STATED PROBLEM ::
Below are records. Copy every line with "this" in it.
━━ DATA PROVIDED ━━
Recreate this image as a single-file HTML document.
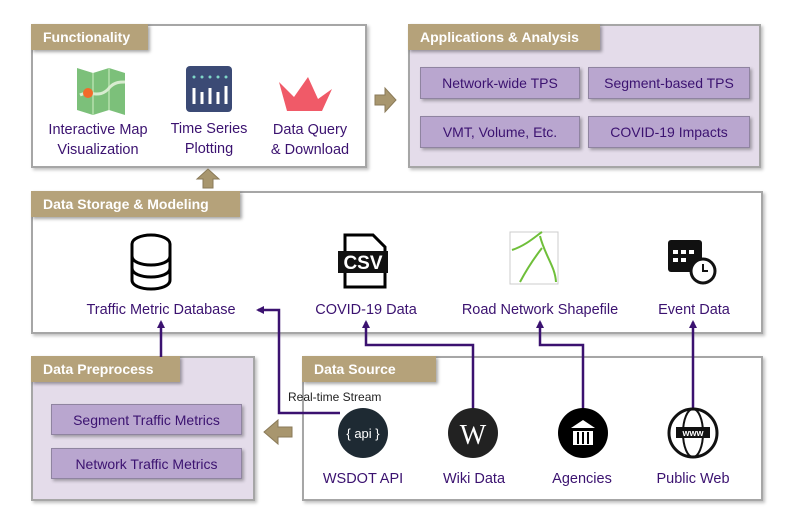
<!DOCTYPE html>
<html><head><meta charset="utf-8"><style>
body{margin:0;width:789px;height:519px;background:#fff;position:relative;font-family:"Liberation Sans",sans-serif;overflow:hidden}
.box{position:absolute;border:2px solid #a6a6a6;box-sizing:border-box;box-shadow:2px 2px 3px rgba(0,0,0,.25)}
.tab{position:absolute;background:#b5a27a;color:#fff;font-weight:bold;font-size:14px;line-height:26px;padding-left:12px;box-sizing:border-box;box-shadow:2px 2px 3px rgba(0,0,0,.35)}
.btn{position:absolute;background:#b9a6cf;border:1px solid #8f84a0;color:#3b1270;font-size:14px;text-align:center;line-height:30px;box-sizing:border-box;box-shadow:2px 2px 3px rgba(0,0,0,.3)}
.lbl{position:absolute;color:#3b1270;font-size:14.5px;text-align:center;white-space:nowrap;transform:translateX(-50%);line-height:20px}
</style></head><body>
<div class="box" style="left:31px;top:24px;width:336px;height:144px"></div>
<div class="tab" style="left:31px;top:24px;width:117px">Functionality</div>
<div class="box" style="left:408px;top:24px;width:353px;height:144px;background:#e4dcea"></div>
<div class="tab" style="left:408px;top:24px;width:192px">Applications &amp; Analysis</div>
<div class="btn" style="left:420px;top:67px;width:160px;height:32px">Network-wide TPS</div>
<div class="btn" style="left:588px;top:67px;width:162px;height:32px">Segment-based TPS</div>
<div class="btn" style="left:420px;top:116px;width:160px;height:32px">VMT, Volume, Etc.</div>
<div class="btn" style="left:588px;top:116px;width:162px;height:32px">COVID-19 Impacts</div>
<div class="box" style="left:31px;top:191px;width:732px;height:143px"></div>
<div class="tab" style="left:31px;top:191px;width:209px">Data Storage &amp; Modeling</div>
<div class="box" style="left:31px;top:356px;width:224px;height:145px;background:#e4dcea"></div>
<div class="tab" style="left:31px;top:356px;width:149px">Data Preprocess</div>
<div class="btn" style="left:51px;top:404px;width:191px;height:31px">Segment Traffic Metrics</div>
<div class="btn" style="left:51px;top:448px;width:191px;height:31px">Network Traffic Metrics</div>
<div class="box" style="left:302px;top:356px;width:461px;height:145px"></div>
<div class="tab" style="left:302px;top:356px;width:134px">Data Source</div>

<svg width="789" height="519" style="position:absolute;left:0;top:0">
<defs><marker id="a" markerWidth="8" markerHeight="8" refX="6" refY="4" orient="auto" markerUnits="userSpaceOnUse"><path d="M0,0L8,4L0,8z" fill="#3b1270"/></marker></defs>
<g stroke="#3b1270" stroke-width="2.5" fill="none" marker-end="url(#a)">
<path d="M161,357V322"/>
<path d="M340,413H279V310H258"/>
<path d="M473,420V345H366V322"/>
<path d="M583,420V345H540V322"/>
<path d="M693,420V322"/>
</g>
<g fill="#a8966e" stroke="#8a7a58">
<path d="M375,95h10v-7l11,12l-11,12v-7h-10z"/>
<path d="M203,188v-9h-6l11,-10l11,10h-6v9z"/>
<path d="M292,427h-14v-7l-14,12l14,12v-7h14z"/>
</g>
<!-- map -->
<path d="M77,68l16,5 16,-5 16,5v42l-16,-5 -16,5 -16,-5z" fill="#7cc07a"/>
<path d="M93,73v42M109,68v42" stroke="#a7d8a0" stroke-width="2"/>
<path d="M80,95c10,-5 20,5 30,-8 5,-5 10,-5 15,-5" stroke="#d8ecd0" stroke-width="3" fill="none"/>
<circle cx="88" cy="93" r="5" fill="#f26b2a"/>
<rect x="186" y="66" width="46" height="46" rx="4" fill="#3b4a75"/>
<g stroke="#fff" stroke-width="3"><path d="M194,88v16M202,92v12M210,88v16M218,92v12M226,86v18"/></g>
<g fill="#7fd6c8"><circle cx="194" cy="77" r="1.5"/><circle cx="202" cy="77" r="1.5"/><circle cx="210" cy="77" r="1.5"/><circle cx="218" cy="77" r="1.5"/><circle cx="226" cy="77" r="1.5"/></g>
<path d="M279,82l15,15 14,-20 10,22 14,-10 -10,22h-35z" fill="#f05a68"/>
<!-- storage icons -->
<g fill="#fff" stroke="#000" stroke-width="3">
<ellipse cx="151" cy="244" rx="19" ry="9"/><path d="M132,244v36c0,12 38,12 38,0v-36M132,256c0,12 38,12 38,0M132,268c0,12 38,12 38,0"/>
</g>
<path d="M345,235h28l12,12v40h-40z" fill="#fff" stroke="#000" stroke-width="3"/>
<rect x="338" y="251" width="50" height="22" fill="#111"/>
<text x="363" y="269" fill="#fff" font-size="19" font-weight="bold" text-anchor="middle" font-family="Liberation Sans">CSV</text>
<rect x="510" y="232" width="48" height="52" fill="#fff" stroke="#ccc"/>
<path d="M512,250c15,-5 25,-15 30,-18M540,236c5,20 15,30 16,46M520,282c8,-15 15,-25 22,-34" stroke="#6fbf3a" stroke-width="2" fill="none"/>
<rect x="668" y="240" width="34" height="32" rx="3" fill="#111"/>
<circle cx="703" cy="271" r="12" fill="#fff" stroke="#111" stroke-width="3"/><path d="M703,264v7h5" stroke="#111" stroke-width="2" fill="none"/>
<g fill="#fff"><rect x="673" y="250" width="5" height="4"/><rect x="681" y="250" width="5" height="4"/><rect x="689" y="250" width="5" height="4"/><rect x="673" y="258" width="5" height="4"/><rect x="681" y="258" width="5" height="4"/></g>
<!-- sources -->
<circle cx="363" cy="433" r="25" fill="#1e2a33"/>
<text x="363" y="438" fill="#fff" font-size="13" text-anchor="middle" font-family="Liberation Sans">{ api }</text>
<circle cx="473" cy="433" r="25" fill="#222"/>
<text x="473" y="444" fill="#fff" font-size="28" text-anchor="middle" font-family="Liberation Serif">W</text>
<circle cx="583" cy="433" r="25" fill="#000"/>
<path d="M571,428h24l-12,-8z M573,431h20v14h-20z" fill="#fff"/>
<g stroke="#000" stroke-width="2"><path d="M578,432v12M583,432v12M588,432v12"/></g>
<circle cx="693" cy="433" r="24" fill="#fff" stroke="#111" stroke-width="3"/>
<ellipse cx="693" cy="433" rx="10" ry="24" fill="none" stroke="#111" stroke-width="2"/>
<rect x="676" y="427" width="34" height="11" fill="#111"/>
<text x="693" y="436" fill="#fff" font-size="9" font-weight="bold" text-anchor="middle" font-family="Liberation Sans">www</text>
</svg>

<div class="lbl" style="left:98px;top:120px">Interactive Map<br>Visualization</div>
<div class="lbl" style="left:209px;top:119px">Time Series<br>Plotting</div>
<div class="lbl" style="left:310px;top:120px">Data Query<br>&amp; Download</div>
<div class="lbl" style="left:161px;top:300px">Traffic Metric Database</div>
<div class="lbl" style="left:366px;top:300px">COVID-19 Data</div>
<div class="lbl" style="left:540px;top:300px">Road Network Shapefile</div>
<div class="lbl" style="left:694px;top:300px">Event Data</div>
<div class="lbl" style="left:363px;top:469px">WSDOT API</div>
<div class="lbl" style="left:474px;top:469px">Wiki Data</div>
<div class="lbl" style="left:582px;top:469px">Agencies</div>
<div class="lbl" style="left:693px;top:469px">Public Web</div>
<div style="position:absolute;left:288px;top:390px;font-size:12px;color:#222">Real-time Stream</div>
</body></html>
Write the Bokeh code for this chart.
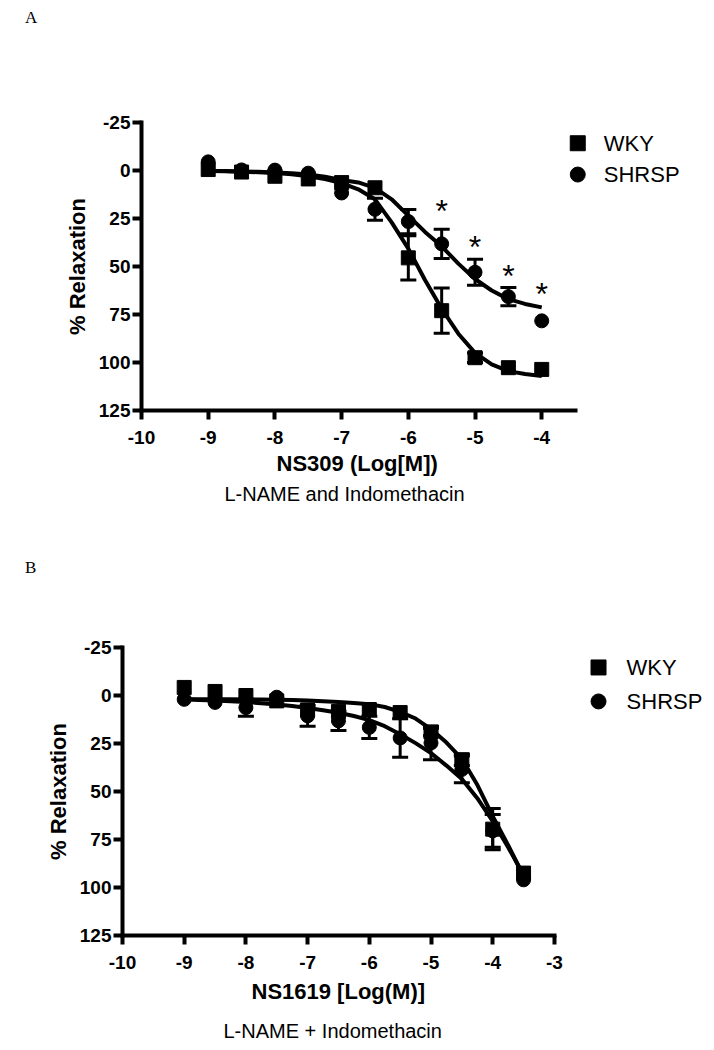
from bokeh.plotting import figure
from bokeh.models import Range1d, FixedTicker, Whisker, ColumnDataSource, Title, Div, TeeHead
from bokeh.layouts import column
from bokeh.core.properties import value
from bokeh.embed import file_html
from bokeh.resources import INLINE

# ---------------- Panel A : NS309, L-NAME and Indomethacin ----------------
a_conc = [-9, -8.5, -8, -7.5, -7, -6.5, -6, -5.5, -5, -4.5, -4]
a_wky = [-0.5, 0.8, 3.0, 4.4, 6.3, 9.0, 45.5, 73.0, 97.5, 102.7, 103.6]
a_wky_sem = [0, 0, 0, 0, 0, 0, 11.5, 11.8, 2.5, 0, 0]
a_shrsp = [-4.5, -0.3, -0.2, 1.4, 11.7, 20.2, 26.6, 38.2, 53.0, 65.7, 78.3]
a_shrsp_sem = [0, 0, 0, 0, 0, 5.7, 6.3, 7.6, 6.8, 4.7, 0]
a_star_conc = [-5.5, -5, -4.5, -4]
a_star_y = [21.0, 39.8, 55.0, 64.5]
a_fit_x = [-9, -8.75, -8.5, -8.25, -8, -7.75, -7.5, -7.25, -7, -6.75, -6.5,
           -6.25, -6, -5.75, -5.5, -5.25, -5, -4.75, -4.5, -4.25, -4]
a_fit_wky = [0.3, 0.4, 0.6, 0.9, 1.3, 2.0, 3.0, 4.5, 6.6, 9.8, 15.0,
             27.0, 40.7, 57.0, 72.0, 85.0, 95.0, 101.0, 104.5, 106.0, 107.0]
a_fit_shrsp = [0.2, 0.3, 0.5, 0.7, 1.0, 1.4, 2.1, 3.2, 4.9, 6.2, 9.0,
               15.0, 23.5, 32.0, 39.5, 48.5, 56.5, 62.5, 67.0, 69.5, 71.3]
a_xticks = [-10, -9, -8, -7, -6, -5, -4]
a_xtick_labels = ["-10", "-9", "-8", "-7", "-6", "-5", "-4"]

# ---------------- Panel B : NS1619, L-NAME + Indomethacin ----------------
b_conc = [-9, -8.5, -8, -7.5, -7, -6.5, -6, -5.5, -5, -4.5, -4, -3.5]
b_wky = [-4.2, -2.1, 0.0, 2.8, 7.5, 8.3, 7.3, 8.9, 19.0, 33.5, 69.6, 92.5]
b_wky_sem = [0, 0, 0, 0, 0, 0, 0, 0, 2.0, 3.0, 10.7, 0]
b_shrsp = [2.0, 3.6, 6.3, 0.9, 10.6, 13.2, 16.6, 22.1, 24.7, 38.5, 70.5, 96.0]
b_shrsp_sem = [0, 0, 4.5, 0, 5.4, 5.0, 5.8, 10.0, 8.7, 7.0, 8.5, 0]
b_fit_x = [-9, -8.75, -8.5, -8.25, -8, -7.75, -7.5, -7.25, -7, -6.75, -6.5, -6.25,
           -6, -5.75, -5.5, -5.25, -5, -4.75, -4.5, -4.25, -4, -3.75, -3.5]
b_fit_wky = [2.0, 2.0, 2.0, 2.0, 2.1, 2.1, 2.2, 2.4, 2.6, 3.0, 3.4, 3.9,
             4.5, 6.0, 8.5, 12.0, 17.5, 24.5, 33.0, 46.5, 62.8, 78.0, 94.0]
b_fit_shrsp = [2.0, 2.3, 2.6, 3.0, 3.4, 4.0, 4.7, 5.5, 6.5, 7.7, 9.0, 10.7,
               12.8, 16.0, 20.2, 24.8, 30.0, 36.5, 43.5, 53.5, 65.5, 79.0, 93.5]
b_xticks = [-10, -9, -8, -7, -6, -5, -4, -3]
b_xtick_labels = ["-10", "-9", "-8", "-7", "-6", "-5", "-4", "-3"]

y_ticks = [-25, 0, 25, 50, 75, 100, 125]
y_tick_labels = ["-25", "0", "25", "50", "75", "100", "125"]
series_names = ["WKY", "SHRSP"]

SANS = "Liberation Sans"


def whisker_source(xs, ys, sems):
    keep = [(x, y, s) for x, y, s in zip(xs, ys, sems) if s > 0]
    return ColumnDataSource(dict(
        x=[k[0] for k in keep],
        upper=[k[1] - k[2] for k in keep],
        lower=[k[1] + k[2] for k in keep],
    ))


def build(conc, wky, wky_sem, shrsp, shrsp_sem, fit_x, fit_wky, fit_shrsp,
          xticks, xlabels, x_end, axis_end, height, b_left, b_top, b_bottom,
          xlabel, xlabel_offset, xlabel_standoff, sub, sub_offset, sub_standoff,
          leg_mx, leg_tx, leg_y, star_x=None, star_y=None):
    p = figure(width=698, height=height,
               x_range=Range1d(-10, x_end), y_range=Range1d(125, -25),
               output_backend="svg", toolbar_location=None,
               min_border_left=b_left, min_border_right=0,
               min_border_top=b_top, min_border_bottom=b_bottom,
               margin=(0, 0, 0, 0), frame_align=False)
    p.outline_line_color = None
    p.xgrid.visible = False
    p.ygrid.visible = False
    p.background_fill_color = "white"
    p.border_fill_color = "white"

    for ax in (p.xaxis[0], p.yaxis[0]):
        ax.axis_line_width = 4
        ax.axis_line_color = "black"
        ax.axis_line_cap = "square"
        ax.major_tick_line_width = 4
        ax.major_tick_line_color = "black"
        ax.major_tick_out = 9
        ax.major_tick_in = 0
        ax.minor_tick_out = 0
        ax.minor_tick_in = 0
        ax.major_label_text_font = SANS
        ax.major_label_text_font_style = "bold"
        ax.major_label_text_font_size = "19px"
        ax.major_label_text_color = "black"

    p.xaxis.bounds = (-10, axis_end)
    p.xaxis.ticker = FixedTicker(ticks=xticks)
    p.xaxis.major_label_overrides = {t: l for t, l in zip(xticks, xlabels)}
    p.xaxis.major_label_standoff = 11

    p.yaxis.ticker = FixedTicker(ticks=y_ticks)
    p.yaxis.major_label_overrides = {t: l for t, l in zip(y_ticks, y_tick_labels)}
    p.yaxis.major_label_standoff = 2
    p.yaxis.axis_label = "% Relaxation"
    p.yaxis.axis_label_text_font = SANS
    p.yaxis.axis_label_text_font_style = "bold"
    p.yaxis.axis_label_text_font_size = "22px"
    p.yaxis.axis_label_text_color = "black"
    p.yaxis.axis_label_standoff = 6

    t1 = Title(text=xlabel, align="left", offset=xlabel_offset, text_font=SANS,
               text_font_style="bold", text_font_size="22px", text_color="black",
               standoff=xlabel_standoff)
    p.add_layout(t1, "below")
    t2 = Title(text=sub, align="left", offset=sub_offset, text_font=SANS,
               text_font_style="normal", text_font_size="20px", text_color="black",
               standoff=sub_standoff)
    p.add_layout(t2, "below")

    # error bars
    for xs, ys, ss in ((conc, wky, wky_sem), (conc, shrsp, shrsp_sem)):
        src = whisker_source(xs, ys, ss)
        w = Whisker(source=src, base="x", upper="upper", lower="lower", dimension="height",
                    line_width=3, line_color="black",
                    upper_head=TeeHead(size=16, line_width=3, line_color="black"),
                    lower_head=TeeHead(size=16, line_width=3, line_color="black"))
        w.level = "glyph"
        p.add_layout(w)

    # fitted curves
    p.line(fit_x, fit_wky, line_width=4, line_color="black")
    p.line(fit_x, fit_shrsp, line_width=4, line_color="black")

    # points
    p.scatter(conc, wky, marker="square", size=14, fill_color="black", line_color="black")
    p.scatter(conc, shrsp, marker="circle", size=14, fill_color="black", line_color="black")

    if star_x is not None:
        p.text(star_x, star_y, text=["*"] * len(star_x), text_font=value(SANS),
               text_font_size="32px", text_align="center", text_baseline="middle",
               y_offset=0, text_color="black")

    # legend
    p.scatter([leg_mx], [leg_y[0]], marker="square", size=15, fill_color="black", line_color="black")
    p.scatter([leg_mx], [leg_y[1]], marker="circle", size=15, fill_color="black", line_color="black")
    p.text([leg_tx, leg_tx], leg_y, text=series_names, text_font=value(SANS),
           text_font_size="22px", text_align="left", text_baseline="middle", text_color="black")
    return p


pa = build(a_conc, a_wky, a_wky_sem, a_shrsp, a_shrsp_sem, a_fit_x, a_fit_wky, a_fit_shrsp,
           a_xticks, a_xtick_labels, x_end=-1.53, axis_end=-3.5, height=520,
           b_left=133, b_top=84, b_bottom=148,
           xlabel="NS309 (Log[M])", xlabel_offset=135, xlabel_standoff=4,
           sub="L-NAME and Indomethacin", sub_offset=83, sub_standoff=6,
           leg_mx=-3.46, leg_tx=-3.07, leg_y=[-14.2, 2.1],
           star_x=a_star_conc, star_y=a_star_y)

pb = build(b_conc, b_wky, b_wky_sem, b_shrsp, b_shrsp_sem, b_fit_x, b_fit_wky, b_fit_shrsp,
           b_xticks, b_xtick_labels, x_end=-0.535, axis_end=-3, height=467,
           b_left=114, b_top=64, b_bottom=115,
           xlabel="NS1619 [Log(M)]", xlabel_offset=129, xlabel_standoff=10,
           sub="L-NAME + Indomethacin", sub_offset=101, sub_standoff=18,
           leg_mx=-2.285, leg_tx=-1.83, leg_y=[-14.6, 3.1])

letter_style = "padding-left:17px;padding-top:1px;font-family:'Liberation Serif';font-size:17px;line-height:17px;color:black"
div_a = Div(text=f'<div style="{letter_style}">A</div>', width=698, height=30, margin=(0, 0, 0, 0))
div_b = Div(text=f'<div style="{letter_style}">B</div>', width=698, height=25, margin=(0, 0, 0, 0))

layout = column(div_a, pa, div_b, pb, spacing=0, margin=(8, 0, 0, 8))

open("out.html", "w").write(file_html(layout, INLINE))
━━━
THE OUTPUT ::
Recreate this image as a single-file HTML document.
Write the Bokeh code for this chart.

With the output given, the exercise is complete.